China Uranium Development Co., a unit of Guangdong Nuclear, agreed to pay more than HK$984 million ($126 million) for control of drug supplier Vital Group Holdings Ltd. (1164), according to a Hong Kong stock exchange filing yesterday.
The acquisition gives Guangdong Nuclear access to investors in a financial center that it supplies with electricity from atomic plants 50 kilometers (31 miles) away. Uranium prices and stocks have plunged since the March 11 disaster in Japan prompted countries worldwide to review or halt nuclear power programs pending safety checks.
“Buying a company like this gives them a quick way to get a backdoor listing and access to funds to buy uranium resources,” said Gordon Kwan, head of regional energy research at Mirae Asset Securities in Hong Kong. “Despite the Japan crisis, China will expand its nuclear power program after initial safety checks and this is a good time to get bargains securing uranium resources.”
The stock exchange filing didn’t detail China Uranium’s plans for Vital.

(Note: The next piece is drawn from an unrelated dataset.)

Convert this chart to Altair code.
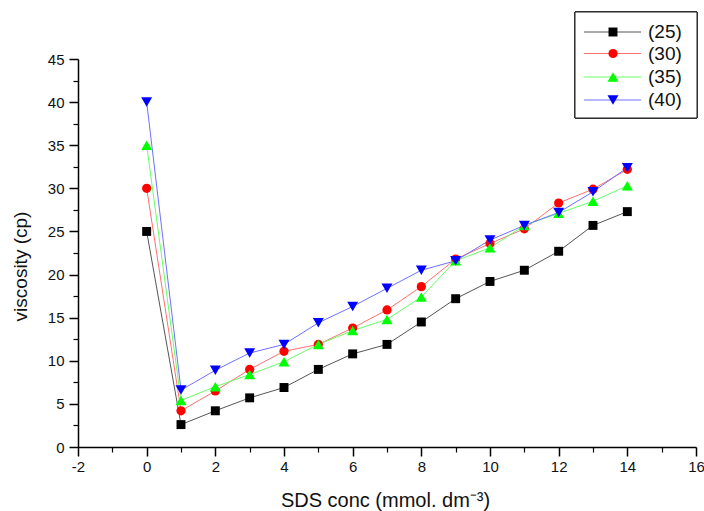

Guangdong Nuclear spokesman Liu Kaixin didn’t answer three calls during office hours. Three calls to Vital executive director James Liu during office hours weren’t answered.
The transaction may be treated by Hong Kong regulators as a takeover if Guangdong Nuclear doesn’t try to inject large amounts of assets into Vital, according to Katherine U, a partner at legal firm Minter Ellison in Hong Kong.
“The stock exchange does have strict regulations about circumventing the listing rules. If the company changes the focus of the business, but doesn’t try to roll in assets from the existing business, it’s not a backdoor listing,” she said. “These kind of takeover deals are quite common in Hong Kong.”
Reverse takeovers are treated as initial listings, the Hong Kong Stock Exchange says on its website. The transaction needs approval by the Securities and Futures Commission, Vital said in its statement yesterday.
Three years ago, CNNC Nuclear International Uranium Corp., a unit of the nation’s biggest atomic power plant operator, China National Nuclear Corp., purchased a stake in Hong Kong- listed aluminum and zinc die-casting company United Metals Holdings Ltd. and changed its name.
The renamed CNNC International Ltd. in 2009 bought Canada- listed Western Prospector Group, which explores for uranium in Mongolia. It acquired uranium assets in Niger from its parent last year, the China Daily reported.
China has the world’s biggest nuclear program, with 26 reactors under construction and 28 planned, according to the World Nuclear Association. The government suspended approval of new projects on March 16 pending safety checks of existing plants as Japan tried to prevent a meltdown at Fukushima Dai- Ichi, the worst nuclear disaster since Chernobyl.
Germany said on March 15 it will close seven nuclear reactors for safety review. India said on March 14 it will examine its 20 atomic plants.
Guangdong Nuclear owns the Daya Bay and Ling Ao nuclear power stations in southern China, according to its website. Daya Bay, which supplies about a quarter of Hong Kong’s electricity, discovered a radiation leak in October which it said was in a contained area.
36 Percent Discount
China Uranium will buy 1.67 billion Vital shares for 23 cents each, a 36 percent discount to the last traded price. It will pay HK$600 million for the bonds, which are convertible at the same price per share. Vital shares surged 33 percent in two days before they were suspended on March 4.
Initial details of the transaction were published on the Hong Kong Stock Exchange website on March 22. Vital suspended trading on March 4 pending a possible restructuring. It said on Jan. 25 that a supplier had lost the Chinese import license for one of its main drug products.
Vital has 779 employees in mainland China, Hong Kong and Macau, according to its 2010 earnings statement released yesterday. Its shares traded at 36 Hong Kong cents on March 3. They will remain suspended until a further announcement on the Guangdong Nuclear deal, according to yesterday’s statement.